India has long proven immune to global pressure to relinquish its markets and regulatory autonomy. The TEPA is no different. Despite committing to the ILO’s fundamental conventions, the parties include several provisions ensuring that the real labor standards they are obligated to under the trade agreement are…the ones they already have in place.
Article 11.1(3) first clarifies that the parties aren’t trying to form a labor standards club.
Accordingly, the Parties emphasise that it is their aim to strengthen their trade relations and cooperation in ways that promote sustainable development, and it is not their intention in this Chapter to harmonise the labour or environment standards of the Parties.
Next, under a self-explanatory section called Right to Regulate and Upholding Levels of Protection, under Article 11.2, the parties make sure they have the right to decide their own levels of protection:
Recognising the right of each Party, in a manner consistent with the provisions of this Chapter, to set its domestic sustainable development policies and priorities, to establish its own levels of labour and environmental protection, and to adopt or modify accordingly its relevant laws and policies, each Party shall seek to ensure that its laws, policies and practices provide for and encourage achieving sustainable development objectives.
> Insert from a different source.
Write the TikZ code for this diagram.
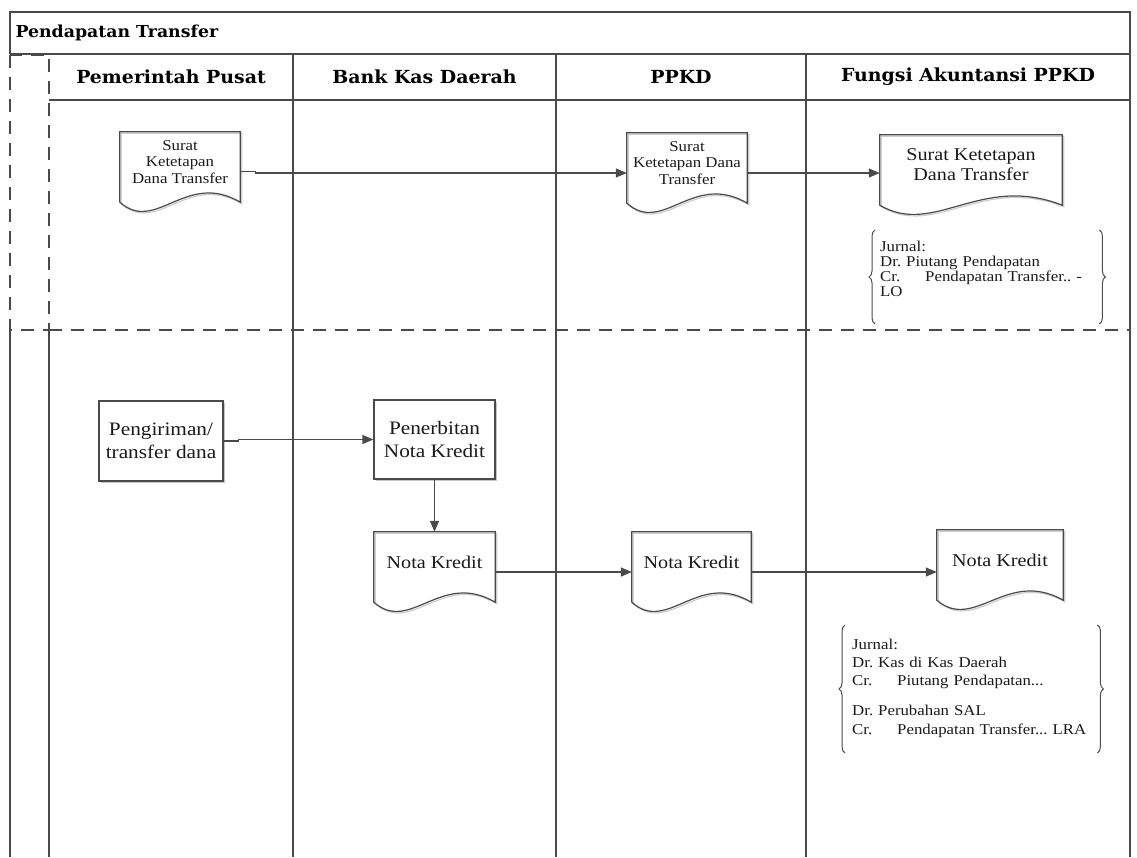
\documentclass[tikz,border=0pt]{standalone}
\usepackage{fontspec}
\setmainfont{Liberation Serif}[FakeStretch=1.12]
\newfontfamily\hdfont{DejaVu Serif}[FakeStretch=1.05]
\usetikzlibrary{arrows.meta,calc,decorations.pathreplacing,shadows}
\definecolor{lncol}{HTML}{4A4A4A}
\definecolor{txt}{HTML}{1A1A1A}
\frenchspacing
\newcommand\bigtxt{\fontsize{18}{20}\selectfont}
\newcommand\proctxt{\fontsize{19}{23}\selectfont}
\newcommand\smtxt{\fontsize{15}{16.5}\selectfont}
\newcommand\crtab[1]{\makebox[45pt][l]{#1}}
\newcommand\docoutline[1]{%
  \coordinate (#1-se) at ($(#1.south east)+(0,10)$);
  \coordinate (#1-sw) at ($(#1.south west)+(0,10)$);
  \draw[docshadow, transform canvas={xshift=1.5pt,yshift=-1.5pt}] (#1.north west) -- (#1.north east) -- (#1-se)
    .. controls ($(#1-se)!0.45!(#1-sw)+(0,-32)$) and ($(#1-se)!0.7!(#1-sw)+(0,32)$) .. (#1-sw) -- cycle;
  \draw[docline] (#1.north west) -- (#1.north east) -- (#1-se)
    .. controls ($(#1-se)!0.45!(#1-sw)+(0,-32)$) and ($(#1-se)!0.7!(#1-sw)+(0,32)$) .. (#1-sw) -- cycle;
}
\begin{document}
\begin{tikzpicture}[x=1pt,y=-1pt,
  frame/.style={draw=lncol, line width=1.4pt},
  dashline/.style={draw=lncol, line width=2pt, dash pattern=on 13pt off 9pt},
  hdr/.style={font=\hdfont\bfseries\fontsize{18}{20}\selectfont, text=black},
  docbox/.style={minimum height=60pt, inner sep=1pt, align=center, text=txt, font=\smtxt},
  docline/.style={draw=lncol, line width=1.2pt},
  docshadow/.style={draw=gray!40, line width=1.2pt},
  procbox/.style={draw=lncol, line width=1.2pt, fill=white, align=center, text=txt, font=\proctxt,
    drop shadow={shadow xshift=1.8pt, shadow yshift=-1.8pt, fill=gray!45, opacity=1}},
  flow/.style={draw=lncol, line width=1.3pt, -{Triangle[length=11pt,width=9pt]}},
  jurnal/.style={align=left, anchor=north west, text=txt, inner ysep=5pt},
  brc/.style={draw=gray!60!black, line width=1pt, decorate, decoration={brace, amplitude=6pt}}
]
\useasboundingbox (0,0) rectangle (1137,857);

% frame and lanes
\draw[frame] (10,54) -- (10,12) -- (1130,12) -- (1130,857);
\draw[frame] (10,54) -- (1130,54);
\draw[frame] (49,100) -- (1130,100);
\draw[frame] (10,330) -- (10,857);
\draw[frame] (49,330) -- (49,857);
\foreach \x in {293,556,806} \draw[frame] (\x,54) -- (\x,857);
\draw[dashline] (10,55) rectangle (49,330);
\draw[dashline] (49,330) -- (1130,330);

% titles
\node[anchor=west, font=\hdfont\bfseries\fontsize{16.5}{20}\selectfont, text=black] (title) at (12,33) {Pendapatan Transfer};
\node[hdr] (h1) at (171,77) {Pemerintah Pusat};
\node[hdr] (h2) at (424.5,77) {Bank Kas Daerah};
\node[hdr] (h3) at (681,77) {PPKD};
\node[hdr] (h4) at (968,77) {Fungsi Akuntansi PPKD};

% documents
\node[docbox, minimum width=120pt] (d1) at (180,162) {Surat\\Ketetapan\\Dana Transfer};
\node[docbox, minimum width=120pt] (d2) at (687,163) {Surat\\Ketetapan Dana\\Transfer};
\node[docbox, minimum width=182pt, font=\bigtxt] (d3) at (971,165) {Surat Ketetapan\\Dana Transfer};
\node[docbox, minimum width=121pt, font=\bigtxt] (nk1) at (434.5,562) {Nota Kredit};
\node[docbox, minimum width=119pt, font=\bigtxt] (nk2) at (691.5,562) {Nota Kredit};
\node[docbox, minimum width=126pt, font=\bigtxt] (nk3) at (1000,560) {Nota Kredit};
\docoutline{d1}
\docoutline{d2}
\docoutline{d3}
\docoutline{nk1}
\docoutline{nk2}
\docoutline{nk3}

% processes
\node[procbox, minimum width=124pt, minimum height=80pt] (p1) at (161,441) {Pengiriman/\\transfer dana};
\node[procbox, minimum width=121pt, minimum height=79pt] (p2) at (434.5,439.5) {Penerbitan\\Nota Kredit};

% journals
\node[jurnal, text width=214pt, inner xsep=5pt, font=\fontsize{15}{15}\selectfont] (j1) at (875,235.5)
  {Jurnal:\\Dr. Piutang Pendapatan\\\crtab{Cr.}Pendapatan Transfer.. -\\LO};
\draw[brc] ($(j1.south west)+(0,22.5)$) -- ([yshift=5.5pt]j1.north west);
\draw[brc] ([yshift=5.5pt]j1.north east) -- ($(j1.south east)+(0,22.5)$);

\node[jurnal, text width=238pt, inner xsep=7pt, font=\fontsize{15}{18.3}\selectfont] (j2) at (845,633.5)
  {Jurnal:\\Dr. Kas di Kas Daerah\\\crtab{Cr.}Piutang Pendapatan...\\[11.7pt]Dr. Perubahan SAL\\\crtab{Cr.}Pendapatan Transfer... LRA};
\draw[brc] ($(j2.south west)+(0,10.5)$) -- ([yshift=8.5pt]j2.north west);
\draw[brc] ([yshift=8.5pt]j2.north east) -- ($(j2.south east)+(0,10.5)$);

% connectors
\draw[flow] ([yshift=-9.5pt]d1.east) -- ++(15,0) |- ([yshift=-10pt]d2.west);
\draw[flow] ([yshift=-10pt]d2.east) -- ([yshift=-10pt]d2.east -| d3.west);
\draw[flow] (p1.east) -- ++(15,0) |- (p2.west);
\draw[flow] (p2.south) -- (nk1.north);
\draw[flow] ([yshift=-10pt]nk1.east) -- ([yshift=-10pt]nk1.east -| nk2.west);
\draw[flow] ([yshift=-10pt]nk2.east) -- ([yshift=-10pt]nk2.east -| nk3.west);
\end{tikzpicture}
\end{document}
That provision, dear readers, may cause a bit of a stir in the international labor law community. While many of us are more than a little uncomfortable with the United States going Commando on Mexican auto facilities to enforce international standards, our distaste for enforcement driven by economically advantaged state actors may dissipate when considering India’s weak labor protections. The country has ongoing problems with bonded and forced labor, including concerning children, among other issues.
Indeed, if the EFTA tries to push India into changing its labor rights approach under the agreement, under Article 11.2, the TEPA gives India cause to call foul:
3. The Parties stress that environmental and labour measures shall not be applied in a manner that would constitute a means of arbitrary or unjustifiable discrimination between the Parties or a disguised restriction on trade.
At the end of the day, however, these provisions – good, bad, and neutral – mean little for the parties’ trade relations. While the EU has undertaken recent changes to subject commitments regarding labor and the environment to binding dispute settlement, the TEPA takes a step back.
Article 11.11
Non-Application of Dispute Settlement
No Party shall have recourse to Chapter 12 (Dispute Settlement) for any matter arising under this chapter.
To conclude, India and the EFTA likely got what they wanted. They entered into a trade agreement to facilitate trade and cooperation and gestured towards sustainable development to assuage domestic and international pressure – all while committing to do little more than maintain their laws and talk through concerns. So long as the enforcement of international standards, the product of negotiations on the ILO’s neutral platform, is outsourced to governments armed with their own interests and interpretations, countries like India are on notice to defend themselves by watering down sustainability commitments and excluding those commitments from binding dispute settlement. And, I have a confession. I don’t blame them.